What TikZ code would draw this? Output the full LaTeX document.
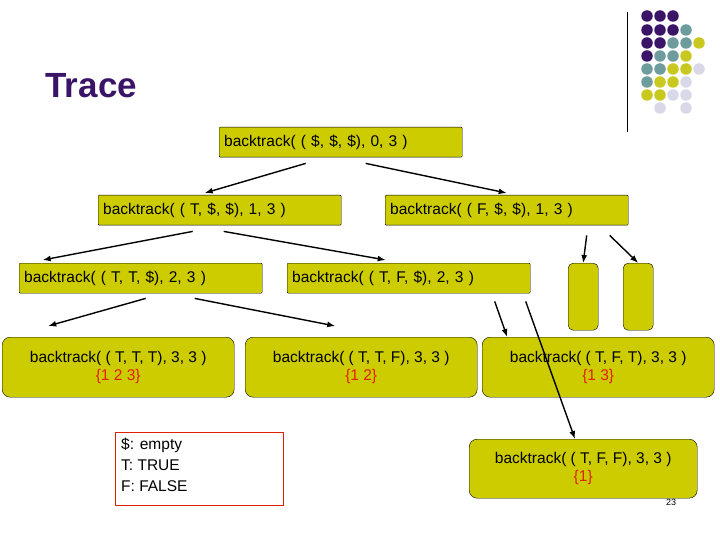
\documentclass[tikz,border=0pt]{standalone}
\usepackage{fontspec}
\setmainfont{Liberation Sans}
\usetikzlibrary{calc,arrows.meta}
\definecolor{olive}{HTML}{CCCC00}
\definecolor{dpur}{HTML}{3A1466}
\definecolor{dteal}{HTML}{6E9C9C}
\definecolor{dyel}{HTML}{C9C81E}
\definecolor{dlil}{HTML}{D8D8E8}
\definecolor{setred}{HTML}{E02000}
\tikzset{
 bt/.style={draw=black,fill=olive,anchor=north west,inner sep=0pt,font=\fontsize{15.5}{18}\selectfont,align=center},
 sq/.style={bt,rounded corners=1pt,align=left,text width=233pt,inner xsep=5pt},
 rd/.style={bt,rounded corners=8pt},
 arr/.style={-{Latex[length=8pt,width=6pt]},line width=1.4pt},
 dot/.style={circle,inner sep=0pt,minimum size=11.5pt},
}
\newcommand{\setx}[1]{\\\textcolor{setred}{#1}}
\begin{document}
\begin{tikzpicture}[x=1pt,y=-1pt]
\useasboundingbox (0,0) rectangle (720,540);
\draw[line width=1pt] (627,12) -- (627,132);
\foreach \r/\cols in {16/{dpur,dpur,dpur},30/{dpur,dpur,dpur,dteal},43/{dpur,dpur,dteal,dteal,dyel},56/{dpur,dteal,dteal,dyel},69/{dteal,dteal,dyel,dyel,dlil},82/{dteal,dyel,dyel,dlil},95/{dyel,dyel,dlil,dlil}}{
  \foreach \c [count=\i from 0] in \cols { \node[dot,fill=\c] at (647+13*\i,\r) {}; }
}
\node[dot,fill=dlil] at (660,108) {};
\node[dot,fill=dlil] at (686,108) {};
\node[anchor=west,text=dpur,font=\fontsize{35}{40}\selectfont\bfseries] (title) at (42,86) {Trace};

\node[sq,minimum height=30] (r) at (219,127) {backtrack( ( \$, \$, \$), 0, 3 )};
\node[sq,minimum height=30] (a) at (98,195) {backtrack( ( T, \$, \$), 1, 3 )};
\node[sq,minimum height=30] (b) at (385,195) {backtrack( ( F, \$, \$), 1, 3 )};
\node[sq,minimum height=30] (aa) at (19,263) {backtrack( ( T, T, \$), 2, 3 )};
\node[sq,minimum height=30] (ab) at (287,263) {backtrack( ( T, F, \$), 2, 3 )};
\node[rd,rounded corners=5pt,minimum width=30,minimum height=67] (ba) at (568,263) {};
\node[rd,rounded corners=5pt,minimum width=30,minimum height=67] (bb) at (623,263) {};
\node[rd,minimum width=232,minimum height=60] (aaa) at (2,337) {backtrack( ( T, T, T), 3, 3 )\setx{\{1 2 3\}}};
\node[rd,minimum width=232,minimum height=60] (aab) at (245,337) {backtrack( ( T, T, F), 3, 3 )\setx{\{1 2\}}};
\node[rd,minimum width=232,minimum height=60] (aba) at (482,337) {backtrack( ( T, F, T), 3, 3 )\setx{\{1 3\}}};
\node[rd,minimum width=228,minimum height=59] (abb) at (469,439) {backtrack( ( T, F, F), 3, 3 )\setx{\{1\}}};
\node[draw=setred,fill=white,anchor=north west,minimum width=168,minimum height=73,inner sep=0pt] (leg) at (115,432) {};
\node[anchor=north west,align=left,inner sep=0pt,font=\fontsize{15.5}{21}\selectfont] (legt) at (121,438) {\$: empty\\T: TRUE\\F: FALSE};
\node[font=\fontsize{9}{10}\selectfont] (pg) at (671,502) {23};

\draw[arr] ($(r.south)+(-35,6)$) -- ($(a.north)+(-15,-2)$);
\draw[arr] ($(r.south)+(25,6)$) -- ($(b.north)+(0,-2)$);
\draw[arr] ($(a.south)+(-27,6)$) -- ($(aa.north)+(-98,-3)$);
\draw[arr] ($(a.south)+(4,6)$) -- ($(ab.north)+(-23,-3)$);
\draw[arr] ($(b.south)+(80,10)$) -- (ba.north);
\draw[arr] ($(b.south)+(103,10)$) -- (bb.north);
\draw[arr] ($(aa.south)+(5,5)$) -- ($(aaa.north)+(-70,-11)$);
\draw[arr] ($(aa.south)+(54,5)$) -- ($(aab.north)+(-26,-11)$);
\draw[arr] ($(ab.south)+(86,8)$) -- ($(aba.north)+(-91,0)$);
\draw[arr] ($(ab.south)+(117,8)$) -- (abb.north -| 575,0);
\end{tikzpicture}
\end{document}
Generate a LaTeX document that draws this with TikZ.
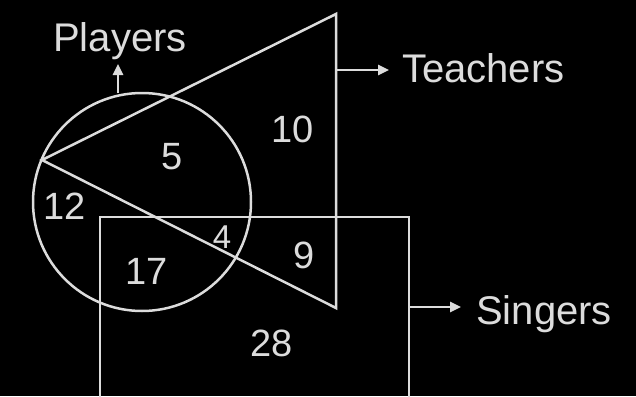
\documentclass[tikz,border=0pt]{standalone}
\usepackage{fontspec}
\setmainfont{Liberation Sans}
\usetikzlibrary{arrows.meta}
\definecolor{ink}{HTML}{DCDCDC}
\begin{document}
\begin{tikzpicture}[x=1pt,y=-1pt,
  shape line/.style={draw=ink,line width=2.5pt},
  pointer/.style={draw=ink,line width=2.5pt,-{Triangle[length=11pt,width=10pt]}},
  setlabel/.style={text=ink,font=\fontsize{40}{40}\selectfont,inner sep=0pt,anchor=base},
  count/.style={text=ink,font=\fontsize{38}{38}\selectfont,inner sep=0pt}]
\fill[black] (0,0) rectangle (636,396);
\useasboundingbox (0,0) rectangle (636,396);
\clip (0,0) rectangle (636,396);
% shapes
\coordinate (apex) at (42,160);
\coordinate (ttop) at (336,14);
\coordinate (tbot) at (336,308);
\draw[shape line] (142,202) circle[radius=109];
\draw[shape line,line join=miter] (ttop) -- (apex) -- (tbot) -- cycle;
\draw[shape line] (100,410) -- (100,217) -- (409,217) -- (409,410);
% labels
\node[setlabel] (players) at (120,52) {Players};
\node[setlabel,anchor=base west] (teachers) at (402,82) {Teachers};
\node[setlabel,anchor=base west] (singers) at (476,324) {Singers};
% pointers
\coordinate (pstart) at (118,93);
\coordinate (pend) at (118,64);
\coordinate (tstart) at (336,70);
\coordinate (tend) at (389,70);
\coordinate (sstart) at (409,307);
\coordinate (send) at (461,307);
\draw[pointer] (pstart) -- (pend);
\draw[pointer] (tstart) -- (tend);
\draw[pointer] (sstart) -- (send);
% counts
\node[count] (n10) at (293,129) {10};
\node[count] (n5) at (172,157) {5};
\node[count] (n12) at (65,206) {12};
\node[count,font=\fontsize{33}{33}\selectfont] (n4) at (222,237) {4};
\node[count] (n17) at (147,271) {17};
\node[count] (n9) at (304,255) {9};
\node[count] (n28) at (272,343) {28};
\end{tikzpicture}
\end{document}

::::

■ Requirement ■
Copy down every line of the entries containing the word "this".

■ Correct output ■
What TikZ code would draw this? Output the full LaTeX document.
Generate a LaTeX document that draws this with TikZ.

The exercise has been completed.